In short, the object appeared similar to a comet, but if it was one, it wasn't one like any ever seen in our solar system before.

Compiling and analyzing all available data on 'Oumuamua, Desch and Jackson hypothesized that the object was composed of various ices. Calculating the rocket effect from the object's mass and shape — in addition to the reflectivity of the ices — the researchers realized a new solution for 'Oumuamua's outsized "rocket effect."

Calculating the origin of solid nitrogen ice chunks

"That was an exciting moment for us," said Desche, according to the report. "We realized that a chunk of ice would be much more reflective than people were assuming, which meant it could be smaller."

"The same rocket effect would then give 'Oumuamua a bigger push, bigger than comets usually experience," added Desch.

Both researchers found one form of ice — solid nitrogen — that provided data that was an exact match to all of the object's strange features. All of them, at once. Solid nitrogen ice was also seen on the surface of Pluto, which means the comet-like object was likely made from the same material, with a similar origin.

"We knew we had hit the right idea when we completed the calculation for what albedo (how reflective the body is) would make the motion of 'Oumuamua match the observations," said Jackson — who is also an Exploration Fellow at ASU. "That value came out as being the same as we observe on the surface of Pluto or Triton, bodies covered in nitrogen ice."

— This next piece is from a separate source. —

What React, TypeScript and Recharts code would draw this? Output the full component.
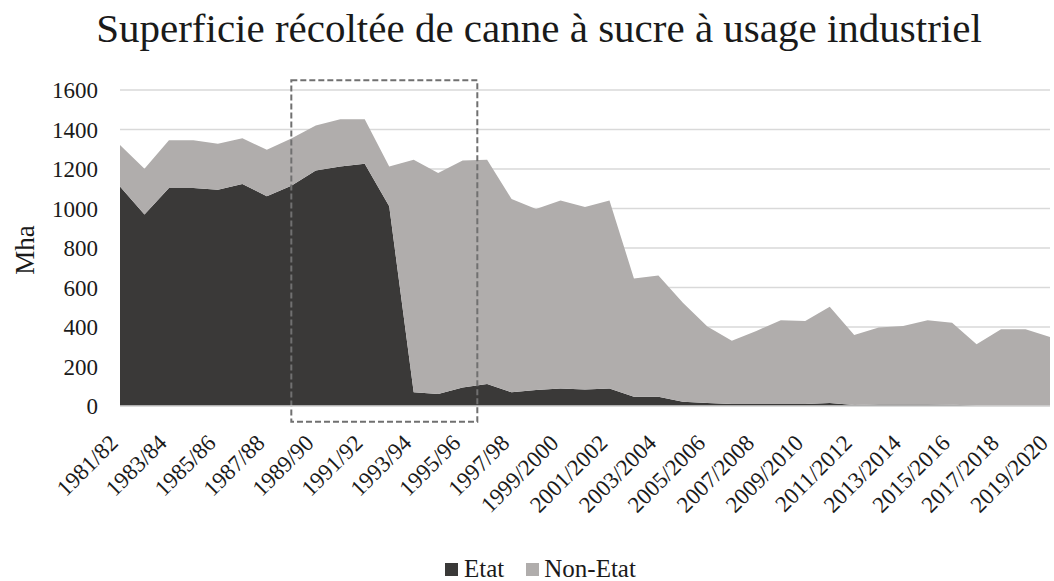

The pair of researchers then executed further calculations to find the rate that chunks of solid nitrogen ice are knocked off of the surfaces of Pluto-like planets early in the history of our solar system. Then they added more calculations about how long such chunks of solid nitrogen ice from other solar systems would take to reach ours.

The 'Oumuamua saga expanded our grasp of how our solar system compares to others

"It was likely knocked off the surface by an impact about half a billion years ago and thrown out of its parent system," added Jackson in the report. "Being made of frozen nitrogen also explains the unusual shape of 'Oumuamua. As the outer layers of nitrogen ice evaporated, the shape of the body would have become progressively more flattened, just like a bar of soap does as the outer layers get rubbed off through use."

The strange and ambiguous behavior of the interstellar object led some to speculate whether the object was a piece of alien technology — namely, in the recently published book "Extraterrestrial: The First Signs of Intelligent Life Beyond Earth" by Harvard University's Professor Avi Loeb.

"Everybody is interested in aliens, and it was inevitable that this first object outside the solar system would make people think of aliens," said Desch. "But it's important in science not to jump to conclusions."

"It took two or three years to figure out a natural explanation — a chunk of nitrogen ice — that matches everything we know about 'Oumuamua. That's not that long in science, and far too soon to say we had exhausted all natural explanations."

There remains no available evidence definitively suggesting the presence of alien technology during the object's 2017 passage through our solar system, but the study from Jackson and Desch is the latest in a series of analyses of an extra-solar object — a rare opportunity that expands our scientific grasp of what other planetary systems are like, and how different and alike they are to our own.